PROMPT —
Can you print the data exactly and leave out each image?
[Begin]
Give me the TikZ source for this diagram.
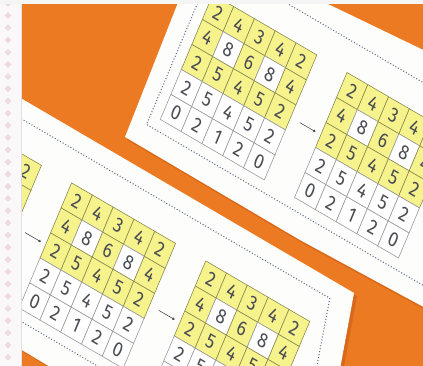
\documentclass[tikz,border=0pt]{standalone}
\usepackage{fontspec}
\setmainfont{Fira Sans}
\usetikzlibrary{arrows.meta}
\definecolor{bgorange}{RGB}{236,122,34}
\definecolor{shadoworange}{RGB}{200,92,20}
\definecolor{cardwhite}{RGB}{253,253,252}
\definecolor{cellyellow}{RGB}{246,242,140}
\definecolor{yline}{RGB}{140,140,78}
\definecolor{wline}{RGB}{155,155,158}
\definecolor{digit}{RGB}{75,77,84}
\definecolor{dotblue}{RGB}{100,112,135}
\definecolor{stripbg}{RGB}{251,248,249}
\definecolor{stripdia}{RGB}{238,218,226}
\tikzset{
  card/.style={fill=cardwhite},
  shadowcard/.style={fill=shadoworange, opacity=0.55},
  ycell/.style={fill=cellyellow, draw=yline, line width=0.6pt},
  wcell/.style={fill=white, draw=wline, line width=0.6pt},
  digitnode/.style={transform shape, scale=0.075, inner sep=0pt, text=digit, font=\fontsize{10}{12}\selectfont},
  dotline/.style={draw=dotblue, line width=1.1pt, dash pattern=on 1pt off 2pt},
  arrowline/.style={draw=digit, line width=0.6pt, -{Circle[length=2.6pt]}},
}
\newcommand{\numgrid}[3]{%
  \foreach \rr/\vals in {0/{2,4,3,4,2},1/{4,8,6,8,4},2/{2,5,4,5,2},3/{2,5,4,5,2},4/{0,2,1,2,0}}{%
    \foreach \d [count=\i from 0] in \vals {%
      \pgfmathsetmacro\cx{#2+\i}%
      \pgfmathsetmacro\cy{#3+\rr}%
      \def\isy{0}%
      \ifnum\rr<3 \ifnum\d=8 \else \def\isy{1}\fi\fi
      \ifnum\isy=1
        \path[ycell] (\cx-0.5,\cy-0.5) rectangle (\cx+0.5,\cy+0.5);
      \else
        \path[wcell] (\cx-0.5,\cy-0.5) rectangle (\cx+0.5,\cy+0.5);
      \fi
      \node[digitnode] (#1-\rr-\i) at (\cx,\cy) {\d};
    }}}
\newcommand{\gridarrow}[3]{%
  \coordinate (#1-from) at (#2-1.5,#3+2);
  \coordinate (#1-to) at (#2-0.75,#3+2);
  \draw[arrowline] (#1-from) -- (#1-to);
}
\begin{document}
\begin{tikzpicture}[x=1pt,y=-1pt]
\useasboundingbox (0,0) rectangle (423,366);
\clip (0,0) rectangle (423,366);
\fill[bgorange] (0,0) rectangle (423,366);
% shadows
\fill[shadowcard, shift={(2,3)}] (125,137) -- (201.5,-57) -- (500,87) -- (500,348) -- (423,306.7) -- (300,240) -- cycle;
\fill[shadowcard, shift={(3,3)}] (-20,74.3) -- (354,293) -- (338,380) -- (72,380) -- (-20,325) -- cycle;
% cards
\fill[card] (125,137) -- (201.5,-57) -- (500,87) -- (500,348) -- (423,306.7) -- (300,240) -- cycle;
\fill[card] (-20,74.3) -- (354,293) -- (338,380) -- (72,380) -- (-20,325) -- cycle;
% card contents in the card plane
\begin{scope}[cm={20.8,-12.1,10.5,25,(218,13)}]
  \draw[dotline] (13,-1.6) -- (-0.95,-1.6) -- (-0.95,4.92) -- (13,4.92);
  \draw[dotline] (-12,7.08) -- (8.95,7.08) -- (9.55,9.5) -- (9.8,10.5);
  \draw[dotline] (-12,13.6) -- (3,13.6);
  \numgrid{U1}{0}{0}
  \numgrid{U2}{6.45}{0}
  \numgrid{L1}{-8.85}{8.7}
  \numgrid{L2}{-2.4}{8.7}
  \numgrid{L3}{4.05}{8.7}
  \gridarrow{aU}{6.45}{0}
  \gridarrow{aL2}{-2.4}{8.7}
  \gridarrow{aL3}{4.05}{8.7}
\end{scope}
% frame strips
\fill[stripbg] (0,0) rectangle (21,366);
\draw[black!12, line width=0.5pt] (21,0) -- (21,366);
\foreach \k in {0,...,30}
  \fill[stripdia] (8,\k*12.2) -- ++(3.4,3.4) -- ++(-3.4,3.4) -- ++(-3.4,-3.4) -- cycle;
\fill[white!96!black] (0,0) rectangle (423,4.5);
\end{tikzpicture}
\end{document}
[End]
TASK ANSWER —
Give me the TikZ source for this diagram.
\documentclass[tikz,border=0pt]{standalone}
\usepackage{fontspec}
\setmainfont{Fira Sans}
\usetikzlibrary{arrows.meta}
\definecolor{bgorange}{RGB}{236,122,34}
\definecolor{shadoworange}{RGB}{200,92,20}
\definecolor{cardwhite}{RGB}{253,253,252}
\definecolor{cellyellow}{RGB}{246,242,140}
\definecolor{yline}{RGB}{140,140,78}
\definecolor{wline}{RGB}{155,155,158}
\definecolor{digit}{RGB}{75,77,84}
\definecolor{dotblue}{RGB}{100,112,135}
\definecolor{stripbg}{RGB}{251,248,249}
\definecolor{stripdia}{RGB}{238,218,226}
\tikzset{
  card/.style={fill=cardwhite},
  shadowcard/.style={fill=shadoworange, opacity=0.55},
  ycell/.style={fill=cellyellow, draw=yline, line width=0.6pt},
  wcell/.style={fill=white, draw=wline, line width=0.6pt},
  digitnode/.style={transform shape, scale=0.075, inner sep=0pt, text=digit, font=\fontsize{10}{12}\selectfont},
  dotline/.style={draw=dotblue, line width=1.1pt, dash pattern=on 1pt off 2pt},
  arrowline/.style={draw=digit, line width=0.6pt, -{Circle[length=2.6pt]}},
}
\newcommand{\numgrid}[3]{%
  \foreach \rr/\vals in {0/{2,4,3,4,2},1/{4,8,6,8,4},2/{2,5,4,5,2},3/{2,5,4,5,2},4/{0,2,1,2,0}}{%
    \foreach \d [count=\i from 0] in \vals {%
      \pgfmathsetmacro\cx{#2+\i}%
      \pgfmathsetmacro\cy{#3+\rr}%
      \def\isy{0}%
      \ifnum\rr<3 \ifnum\d=8 \else \def\isy{1}\fi\fi
      \ifnum\isy=1
        \path[ycell] (\cx-0.5,\cy-0.5) rectangle (\cx+0.5,\cy+0.5);
      \else
        \path[wcell] (\cx-0.5,\cy-0.5) rectangle (\cx+0.5,\cy+0.5);
      \fi
      \node[digitnode] (#1-\rr-\i) at (\cx,\cy) {\d};
    }}}
\newcommand{\gridarrow}[3]{%
  \coordinate (#1-from) at (#2-1.5,#3+2);
  \coordinate (#1-to) at (#2-0.75,#3+2);
  \draw[arrowline] (#1-from) -- (#1-to);
}
\begin{document}
\begin{tikzpicture}[x=1pt,y=-1pt]
\useasboundingbox (0,0) rectangle (423,366);
\clip (0,0) rectangle (423,366);
\fill[bgorange] (0,0) rectangle (423,366);
% shadows
\fill[shadowcard, shift={(2,3)}] (125,137) -- (201.5,-57) -- (500,87) -- (500,348) -- (423,306.7) -- (300,240) -- cycle;
\fill[shadowcard, shift={(3,3)}] (-20,74.3) -- (354,293) -- (338,380) -- (72,380) -- (-20,325) -- cycle;
% cards
\fill[card] (125,137) -- (201.5,-57) -- (500,87) -- (500,348) -- (423,306.7) -- (300,240) -- cycle;
\fill[card] (-20,74.3) -- (354,293) -- (338,380) -- (72,380) -- (-20,325) -- cycle;
% card contents in the card plane
\begin{scope}[cm={20.8,-12.1,10.5,25,(218,13)}]
  \draw[dotline] (13,-1.6) -- (-0.95,-1.6) -- (-0.95,4.92) -- (13,4.92);
  \draw[dotline] (-12,7.08) -- (8.95,7.08) -- (9.55,9.5) -- (9.8,10.5);
  \draw[dotline] (-12,13.6) -- (3,13.6);
  \numgrid{U1}{0}{0}
  \numgrid{U2}{6.45}{0}
  \numgrid{L1}{-8.85}{8.7}
  \numgrid{L2}{-2.4}{8.7}
  \numgrid{L3}{4.05}{8.7}
  \gridarrow{aU}{6.45}{0}
  \gridarrow{aL2}{-2.4}{8.7}
  \gridarrow{aL3}{4.05}{8.7}
\end{scope}
% frame strips
\fill[stripbg] (0,0) rectangle (21,366);
\draw[black!12, line width=0.5pt] (21,0) -- (21,366);
\foreach \k in {0,...,30}
  \fill[stripdia] (8,\k*12.2) -- ++(3.4,3.4) -- ++(-3.4,3.4) -- ++(-3.4,-3.4) -- cycle;
\fill[white!96!black] (0,0) rectangle (423,4.5);
\end{tikzpicture}
\end{document}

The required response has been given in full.